Not dark yet: The captaincy may have gone, perhaps for good, and the coach may have called into question his fitness and attitude, but Sourav Ganguly certainly isn't ready to run up the white flag. Almost a decade ago, he responded to ridicule over his selection for the tour of England with magnificent centuries at Lord's and Trent Bridge, and those who traipsed to Rajkot expecting a chance to pen his cricketing obituary were left similarly red-faced by a splendid 117 that inspired East Zone's nine-wicket romp over North in the Duleep Trophy. Now, if he could only get along with the coach ...
Declining stock: Shoaib Akhtar fails to report to the national team coaching camp on Friday, a couple of days after Bob Woolmer, Pakistan's coach says: 'I want to try and help Shoaib Akhtar'. Walloped all over the park in the Super Series ODIs, dropped from the Super Test after a plethora of jokes about his weight and lamentable lack of fitness and also asked to can it by the usually mild-mannered John Wright - just an average fortnight in the life of a man who the Guardian's Gideon Haigh called a pantomime fast bowler.
Mints and a whine: If Nathan Bracken's comments on a radio show were to be believed, England's Ashes heroics were inspired by fresh breath. Having seen a ninth successive triumph over the old enemy blow away in the face of controlled reverse swing, Bracken was moved to comment: "It's just a breath mint you put in your mouth but it makes your saliva very sugary ... When I was playing at Gloucester a couple of years ago, as soon as we needed the ball to go 'Irish', the captain would call and they would bring out some of these mints and it would work." You know the Ashes have changed hands when Aussies start to go on like the Poms. And now we know how Kevin Pietersen managed to get so close to Caprice.
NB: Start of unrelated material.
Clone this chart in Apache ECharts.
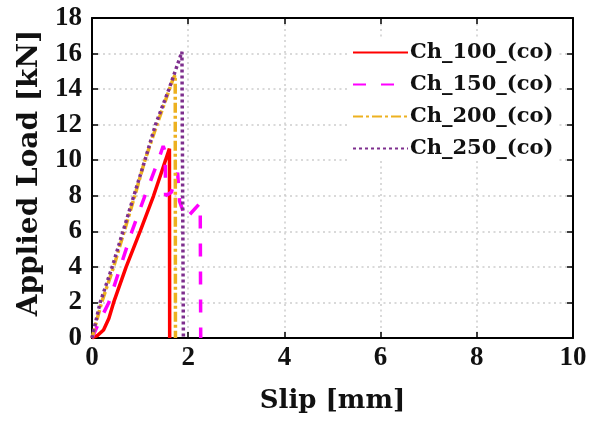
<!DOCTYPE html>
<html>
<head>
<meta charset="utf-8">
<script src="https://cdn.jsdelivr.net/npm/echarts@6/dist/echarts.min.js"></script>
<style>
  html, body { margin: 0; padding: 0; background: #fff; }
  #chart { width: 598px; height: 424px; }
</style>
</head>
<body>
<div id="chart"></div>
<script>
// data (slip in mm, load in kN)
const seriesNames = ['Ch_100_(co)', 'Ch_150_(co)', 'Ch_200_(co)', 'Ch_250_(co)'];

const slip100 = [0, 0.12, 0.24, 0.35, 0.45, 0.71, 1.0, 1.28, 1.61, 1.615];
const load100 = [0, 0.15, 0.45, 1.1, 2.0, 4.0, 6.0, 8.0, 10.65, 0];

const slip150 = [0, 0.15, 0.35, 0.59, 0.83, 1.1, 1.38, 1.48, 1.52, 1.53, 1.65, 1.78, 1.82, 1.95, 2.25, 2.26];
const load150 = [0, 0.9, 2.0, 4.0, 6.0, 8.0, 10.0, 10.8, 10.5, 8.0, 8.2, 9.3, 7.7, 6.7, 7.6, 0];

const slip200 = [0, 0.2, 0.45, 0.89, 1.10, 1.35, 1.61, 1.69, 1.73, 1.735];
const load200 = [0, 2.0, 4.0, 8.0, 10.0, 12.0, 14.0, 14.6, 14.8, 0];

const slip250 = [0, 0.17, 0.42, 0.87, 1.1, 1.32, 1.6, 1.87, 1.9];
const load250 = [0, 2.0, 4.0, 8.0, 10.0, 12.0, 14.0, 16.1, 0];

const xTicks = [0, 2, 4, 6, 8, 10];
const yTicks = [0, 2, 4, 6, 8, 10, 12, 14, 16, 18];

const pairs = (xs, ys) => xs.map((x, i) => [x, ys[i]]);

const chart = echarts.init(document.getElementById('chart'));

const tickFont = {
    fontFamily: 'Liberation Serif',
    fontWeight: 'bold',
    fontSize: 27,
    color: '#111'
};
const titleFont = (size) => ({
    fontFamily: 'DejaVu Serif',
    fontWeight: 'bold',
    fontSize: size,
    color: '#111'
});
const gridDots = { show: true, lineStyle: { color: '#cdcdcd', width: 1.5, type: [2, 3.5] } };
const frameLine = { show: true, onZero: false, lineStyle: { color: '#000', width: 2 } };
const inTick = { show: true, inside: true, length: 6, lineStyle: { color: '#000', width: 1.5 } };

const option = {
    animation: false,
    backgroundColor: '#fff',
    grid: { left: 92, right: 25, top: 18, bottom: 86 },
    legend: {
        data: seriesNames,
        orient: 'vertical',
        left: 350,
        top: 40,
        itemWidth: 55,
        itemHeight: 14,
        itemGap: 11,
        padding: [2, 4, 2, 2],
        backgroundColor: '#fff',
        itemStyle: { opacity: 0 },
        textStyle: {
            fontFamily: 'DejaVu Serif',
            fontWeight: 'bold',
            fontSize: 21,
            color: '#111',
            padding: [0, 0, 0, -3]
        }
    },
    xAxis: [
        {
            type: 'value',
            min: xTicks[0],
            max: xTicks[xTicks.length - 1],
            interval: 2,
            name: 'Slip [mm]',
            nameLocation: 'middle',
            nameGap: 50,
            nameTextStyle: titleFont(26),
            axisLine: frameLine,
            axisTick: inTick,
            axisLabel: Object.assign({ margin: 7 }, tickFont),
            splitLine: gridDots
        },
        {
            type: 'value',
            position: 'top',
            min: xTicks[0],
            max: xTicks[xTicks.length - 1],
            interval: 2,
            axisLine: frameLine,
            axisTick: inTick,
            axisLabel: { show: false },
            splitLine: { show: false }
        }
    ],
    yAxis: [
        {
            type: 'value',
            min: yTicks[0],
            max: yTicks[yTicks.length - 1],
            interval: 2,
            name: 'Applied Load [kN]',
            nameLocation: 'middle',
            nameGap: 44,
            nameRotate: 90,
            nameTextStyle: Object.assign(titleFont(28), { padding: [0, 0, 0, 10] }),
            axisLine: frameLine,
            axisTick: inTick,
            axisLabel: Object.assign({ margin: 10 }, tickFont),
            splitLine: gridDots
        },
        {
            type: 'value',
            position: 'right',
            min: yTicks[0],
            max: yTicks[yTicks.length - 1],
            interval: 2,
            axisLine: frameLine,
            axisTick: inTick,
            axisLabel: { show: false },
            splitLine: { show: false }
        }
    ],
    series: [
        {
            name: seriesNames[0],
            type: 'line',
            symbol: 'none',
            data: pairs(slip100, load100),
            itemStyle: { color: '#ff0000' },
            lineStyle: { color: '#ff0000', width: 3.5 }
        },
        {
            name: seriesNames[1],
            type: 'line',
            symbol: 'none',
            data: pairs(slip150, load150),
            itemStyle: { color: '#ff00ff' },
            lineStyle: { color: '#ff00ff', width: 3.5, type: [13, 15] }
        },
        {
            name: seriesNames[2],
            type: 'line',
            symbol: 'none',
            data: pairs(slip200, load200),
            itemStyle: { color: '#edb120' },
            lineStyle: { color: '#edb120', width: 3.5, type: [10, 3, 3, 3] }
        },
        {
            name: seriesNames[3],
            type: 'line',
            symbol: 'none',
            data: pairs(slip250, load250),
            itemStyle: { color: '#7e2f8e' },
            lineStyle: { color: '#7e2f8e', width: 3.5, type: [3, 3] }
        }
    ]
};

chart.setOption(option);
</script>
</body>
</html>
David Who?: After the official accolade from the ICC, it was the turn of England's kids to anoint Andrew Flintoff the flavour of the month. Well, almost. In a study undertaking by Tesco, a supermarket chain, Flintoff was the third-most popular sporting figure, behind Frank Lampard, the Chelsea midfielder, and marathon runner Paula Radcliffe. The man he pushed into fourth place? Some bloke with an Alice Band going by the name of Beckham.
Weighty matters: Australia's Courier Mail revealed that the rabble otherwise known as the World XI weren't quite singing from the same hymn sheet. After John Wright had told Shoaib Akhtar: "This is not a joke, so just shut up" during a team meeting, Graeme Smith and Inzamam-ul-Haq had a bit of a to-do over who would field at first slip. And during the game, Smith's attempts to gee-up the side reportedly met with giggles from Inzamam and Virender Sehwag. As Robert Craddock wrote, "Had it been in the environment of a national side they would have got a swift kick behind, but in the fragile team environment of the World XI it was difficult for the young captain to throw his weight around." Surely not a recommended course of action anyway, not where Inzi and Sehwag are concerned.
A Tale of Few Pints: In Out Of My Comfort Zone, Steve Waugh has a swipe at Ian Chappell, one of the few Australians to be openly critical of both his batting and captaincy. "It might have been that I praised the work of Bob Simpson, who was his sworn enemy, or that I didn't spend hours in the bar drinking and regurgitating old cricket stories," wrote Waugh. Expect a colourful riposte from Chappell, who has the bar at the Adelaide Oval named after him.
Outside the amphitheatres: The Cricket Association of Nepal (CAN) will host the Asian Cricket Council's U-19 Cup in Kathmandu from November 8 to 19. Four grounds will be used, two of them brand new, and state TV will beam the semi-final and final live and carry highlights of each day's play.
Quote-hanger: "It's funny with Michael ... in his first book I was his mentor and in the second I had become his tormentor. You can read into that what you like. I put more time and effort into Michael than anyone else at the time, except perhaps his wife." - Waugh's book also offers insight into the dropping of Michael Slater.